The best month for global equities in almost a decade may be enough to convince investors the light at the end of the coronavirus tunnel isn’t a train, but the debate on what comes next is only just beginning as they adjust their focus to a financial landscape utterly changed by the pandemic. An indisputable take away from the crisis is a massive expansion in global debt — given the more than $8 trillion in fiscal measures worldwide, according to a Bloomberg compilation. Corporate balance sheets will have changed, as CFOs seek to bolster their capital through equity and debt raisings. Millions will have lost their jobs at least for a time, and labor mobility between nations may be impaired. And supply lines will be reshaped, at least in some fashion.

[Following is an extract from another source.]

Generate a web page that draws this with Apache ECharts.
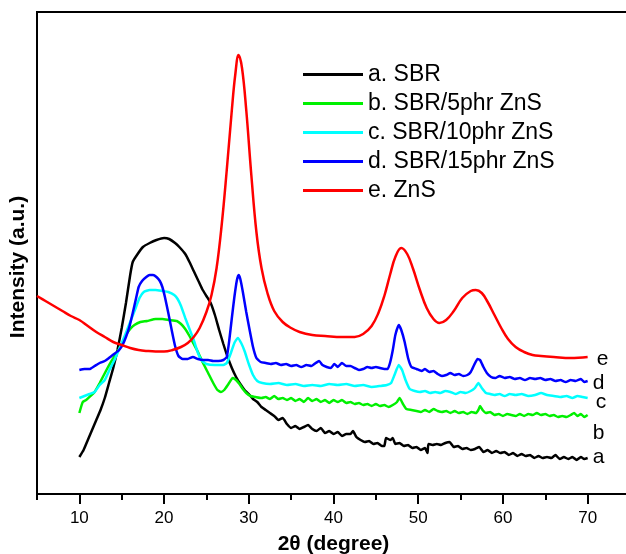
<!DOCTYPE html>
<html>
<head>
    <title>XRD SBR / ZnS</title>
    <script src="https://cdn.jsdelivr.net/npm/echarts@6/dist/echarts.min.js"></script>
</head>
<body style="margin:0">
    <div id="myChart" style="width: 626px;height:554px;"></div>
    <script>
        // [2θ, intensity]
        var sbr = [[10,37],[10.5,44],[11,54],[11.5,64],[12,74],[12.5,84],[13,96],[13.5,111],[14,126],[14.5,144],[15,166],[15.5,191],[16,219],[16.3,232],[16.8,239],[17.5,247],[18.3,251],[19.1,254],[20,256],[20.6,255],[21.3,251],[21.8,247],[22.5,240],[23,232],[23.5,223],[24,214],[24.5,205],[25,198],[25.5,191],[26,179],[26.5,164],[27,150],[27.5,137],[28,126],[28.5,117],[29,110],[29.5,104],[30,100],[30.5,95],[31,92],[31.5,87],[32,84],[32.5,81],[33,78],[33.5,74],[34,76],[34.5,70],[35,66],[35.5,68],[36,65],[36.5,67],[37,69],[37.5,65],[38,63],[38.5,66],[39,61],[39.5,63],[40,60],[40.5,62],[41,58],[41.5,60],[42,60],[42.3,63],[42.7,57],[43.2,54],[43.7,52],[44.2,53],[44.7,50],[45.2,51],[45.7,48],[46,48],[46.2,56],[46.7,54],[47,56],[47.3,50],[47.8,51],[48.3,48],[48.8,49],[49.3,46],[49.8,47],[50.3,44],[50.8,46],[51.1,41],[51.2,50],[51.7,49],[52.2,50],[52.7,49],[53.2,51],[53.7,52],[54.2,47],[54.7,48],[55.2,45],[55.7,46],[56.2,44],[56.7,45],[57.2,47],[57.7,42],[58.2,44],[58.7,41],[59.2,43],[59.7,41],[60.2,42],[60.7,39],[61.2,41],[61.7,38],[62.2,40],[62.7,38],[63.2,39],[63.7,36],[64.2,38],[64.7,36],[65.2,37],[65.7,36],[66.2,39],[66.7,35],[67.2,37],[67.7,35],[68.2,37],[68.7,34],[69.2,37],[69.6,35],[70,36]];

        var zns5 = [[10,81],[10.4,92],[10.8,94],[11.3,98],[11.8,102],[12.4,111],[13.2,124],[13.8,133],[14.4,141],[15,150],[15.5,159],[16,165],[16.5,169],[17.2,172],[18,173],[19,175],[19.8,175],[20.6,174],[21.5,173],[22,170],[22.5,165],[23,158],[23.5,150],[24,142],[24.6,131],[25.2,121],[25.8,111],[26.3,104],[26.7,102],[27.1,104],[27.6,110],[28.1,116],[28.5,114],[28.9,110],[29.3,105],[29.7,101],[30.2,98],[30.8,97],[31.5,96],[32,97],[32.5,95],[33,98],[33.5,95],[34,96],[34.5,94],[35,96],[35.5,93],[36,95],[36.5,92],[37,96],[37.5,93],[38,95],[38.5,92],[39,94],[39.5,91],[40,94],[40.5,92],[41,94],[41.5,91],[42,92],[42.5,90],[43,91],[43.5,89],[44,90],[44.5,88],[45,90],[45.5,88],[46,89],[46.5,87],[47,89],[47.5,92],[47.8,96],[48.2,90],[48.6,85],[49.2,84],[49.8,83],[50.3,82],[50.8,84],[51.3,82],[51.8,85],[52.3,83],[52.8,82],[53.3,83],[53.8,81],[54.3,83],[54.8,81],[55.3,82],[55.8,80],[56.3,82],[56.8,81],[57.1,84],[57.3,88],[57.6,84],[58,81],[58.5,82],[59,79],[59.5,80],[60,78],[60.5,80],[61,79],[61.5,78],[62,80],[62.5,78],[63,80],[63.5,79],[64,81],[64.5,79],[65,80],[65.5,78],[66,79],[66.5,77],[67,78],[67.5,77],[68,79],[68.4,81],[68.8,78],[69.2,80],[69.6,77],[70,79]];

        var zns10 = [[10,96],[10.6,98],[11.2,100],[11.8,102],[12.4,109],[13,114],[13.6,125],[14.2,135],[14.8,147],[15.4,159],[16,172],[16.6,185],[17.1,196],[17.6,202],[18.3,204],[19,204],[19.8,203],[20.5,202],[21.2,199],[21.6,195],[22,188],[22.5,176],[23,165],[23.5,154],[24,141],[24.4,134],[25,130],[26,129],[27,129],[27.4,131],[27.8,139],[28.3,151],[28.7,156],[29.1,151],[29.5,143],[30,130],[30.5,119],[31,113],[31.6,111],[32.5,110],[33.5,111],[34.5,109],[35.5,110],[36.5,108],[37.5,109],[38.5,108],[39.5,110],[40.5,109],[41.5,110],[42.5,108],[43.5,109],[44.5,107],[45.5,108],[46.3,109],[46.8,111],[47.2,119],[47.7,129],[48.1,124],[48.5,114],[49,105],[49.6,103],[50.2,102],[50.8,103],[51.4,101],[52,102],[52.6,101],[53.2,103],[53.8,102],[54.4,100],[55,102],[55.6,101],[56.2,103],[56.7,106],[57.1,111],[57.5,106],[58,101],[58.5,100],[59,99],[59.6,100],[60.2,98],[60.8,100],[61.5,99],[62.2,100],[63,98],[63.8,99],[64.5,101],[65.2,99],[66,98],[66.8,97],[67.5,98],[68.2,96],[68.8,98],[69.4,97],[70,96]];

        var zns15 = [[10,124],[10.6,125],[11.2,125],[11.8,128],[12.4,131],[13,133],[13.5,136],[14.1,140],[14.7,144],[15.1,149],[15.5,157],[15.9,167],[16.3,181],[16.7,196],[17,207],[17.4,213],[17.9,217],[18.3,219],[18.7,219],[19.1,217],[19.5,213],[19.8,207],[20.1,197],[20.5,181],[20.9,164],[21.3,148],[21.7,138],[22.2,135],[22.8,135],[23.4,137],[24,135],[24.6,134],[25.2,134],[25.8,133],[26.4,133],[27,134],[27.4,137],[27.7,154],[28,176],[28.3,197],[28.6,214],[28.8,219],[29,215],[29.3,202],[29.7,182],[30.1,164],[30.5,147],[30.9,136],[31.4,132],[32,131],[32.6,130],[33.2,131],[33.8,129],[34.4,130],[35,128],[35.6,129],[36.2,127],[36.8,129],[37.4,128],[37.9,131],[38.3,133],[38.7,129],[39.2,127],[39.7,126],[40.1,130],[40.5,127],[41,131],[41.5,128],[42,128],[42.5,126],[43,124],[43.5,125],[44,127],[44.5,126],[45,127],[45.5,126],[46,125],[46.4,125],[46.7,132],[47,144],[47.3,159],[47.7,169],[48,164],[48.4,152],[48.8,136],[49.2,127],[49.8,125],[50.4,123],[50.8,125],[51.3,122],[51.8,123],[52.3,120],[52.8,118],[53.3,119],[53.8,121],[54.3,119],[54.8,120],[55.3,118],[55.8,119],[56.2,122],[56.6,129],[57,135],[57.3,134],[57.7,127],[58.1,121],[58.6,117],[59.1,116],[59.6,118],[60.2,116],[60.8,117],[61.4,115],[62,116],[62.6,114],[63.2,116],[63.8,115],[64.4,116],[65,114],[65.6,115],[66.2,113],[66.8,114],[67.4,112],[68,114],[68.6,113],[69.2,115],[69.6,112],[70,113]];

        var zns = [[5,198],[6,193],[7,188],[8,183],[9,178],[10,174],[11,168],[12,162],[13,157],[14,152],[15,149],[16,146],[17,144],[18,143],[19,142.5],[20,142.5],[21,144],[22,147],[22.8,151],[23.5,157],[24.2,166],[25,182],[25.6,199],[26.2,226],[26.8,269],[27.4,324],[28,384],[28.4,419],[28.8,439],[29.2,426],[29.7,384],[30.3,319],[30.9,262],[31.5,226],[32.2,201],[33,183],[34,172],[35,166],[36,162],[37.5,159],[39,158],[41,157],[42.5,157],[43.5,160],[44.5,168],[45.3,181],[46,198],[46.7,220],[47.3,237],[48,246],[48.7,240],[49.4,225],[50.2,204],[51,186],[51.8,175],[52.5,171],[53.3,174],[54.2,183],[55.2,196],[56.2,203],[56.8,204],[57.5,201],[58.2,192],[59,179],[59.8,166],[60.6,155],[61.5,147],[62.5,142],[63.5,139],[64.5,138],[66,137],[68,136],[70,137]];

        var names = ['a. SBR', 'b. SBR/5phr ZnS', 'c. SBR/10phr ZnS', 'd. SBR/15phr ZnS', 'e. ZnS'];
        var endTags = ['a', 'b', 'c', 'd', 'e'];
        var majorTicks = [10, 20, 30, 40, 50, 60, 70];
        var minorTicks = [5, 15, 25, 35, 45, 55, 65, 75];

        var colors = ['#000000', '#00f000', '#00ffff', '#0000ff', '#ff0000'];
        var tagOffsets = [[0, -1], [0, 18], [3, 4], [0, 2], [4, 2]];
        var allData = [sbr, zns5, zns10, zns15, zns];
        var font = 'Liberation Sans, Arial, sans-serif';

        var myChart = echarts.init(document.getElementById('myChart'));

        var series = allData.map(function (d, i) {
            return {
                name: names[i],
                type: 'line',
                data: d,
                symbol: 'none',
                smooth: i === 4 ? 0.4 : 0.15,
                lineStyle: { color: colors[i], width: 2.5 },
                itemStyle: { color: colors[i] },
                endLabel: {
                    show: true,
                    formatter: endTags[i],
                    color: '#000',
                    fontSize: 21,
                    fontFamily: font,
                    distance: 5,
                    offset: tagOffsets[i]
                }
            };
        });

        var option = {
            animation: false,
            grid: {
                left: 37, right: -4, top: 12, bottom: 60,
                outerBoundsMode: 'none',
                containLabel: false,
                show: true, borderColor: '#000', borderWidth: 2
            },
            legend: {
                orient: 'vertical',
                left: 303,
                top: 63,
                padding: 0,
                icon: 'rect',
                itemWidth: 60,
                itemHeight: 3,
                itemGap: 6,
                data: names,
                textStyle: { fontSize: 23, fontFamily: font, color: '#000', lineHeight: 23 }
            },
            xAxis: [{
                type: 'value',
                min: 5, max: 75,
                name: '2θ (degree)',
                nameLocation: 'middle',
                nameGap: 40,
                nameTextStyle: { fontSize: 21, fontWeight: 'bold', fontFamily: font, color: '#000' },
                axisLine: { lineStyle: { color: '#000', width: 2 } },
                axisTick: { show: true, length: 10, customValues: majorTicks, lineStyle: { color: '#000', width: 2 } },
                axisLabel: { customValues: majorTicks, fontSize: 17, fontFamily: font, color: '#000', margin: 16 },
                splitLine: { show: false }
            }, {
                type: 'value',
                position: 'bottom',
                min: 5, max: 75,
                axisLine: { show: false },
                axisTick: { show: true, length: 6, customValues: minorTicks, lineStyle: { color: '#000', width: 2 } },
                axisLabel: { show: false },
                splitLine: { show: false }
            }],
            yAxis: {
                type: 'value',
                min: 0, max: 482,
                axisLine: { show: true, lineStyle: { color: '#000', width: 2 } },
                axisTick: { show: false },
                axisLabel: { show: false },
                splitLine: { show: false }
            },
            graphic: [{
                type: 'text',
                x: 18, y: 267,
                rotation: Math.PI / 2,
                style: {
                    text: 'Intensity (a.u.)',
                    fontSize: 21, fontWeight: 'bold', fontFamily: font, fill: '#000',
                    align: 'center', verticalAlign: 'middle'
                }
            }],
            series: series
        };
        myChart.setOption(option);
    </script>
</body>
</html>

Depending on how it all shakes out, there will be implications for corporate earnings and interest rates that will affect investment decisions for years if not decades to come, some analysts are now saying. Should the epidemic continue to ebb, that’s set to become the key debate in markets as the year progresses.

Global bond yields have slumped alongside earnings expectations

“The high debt levels across all sectors and large-scale nationalization of the economy will, in absence of an exit plan, restrain investment and reduce productivity in the long run, giving rise to secular stagnation or at some point stagflation,” said Commerzbank AG strategist Christoph Rieger. “Corporates will have to shoulder a large part of the bill.”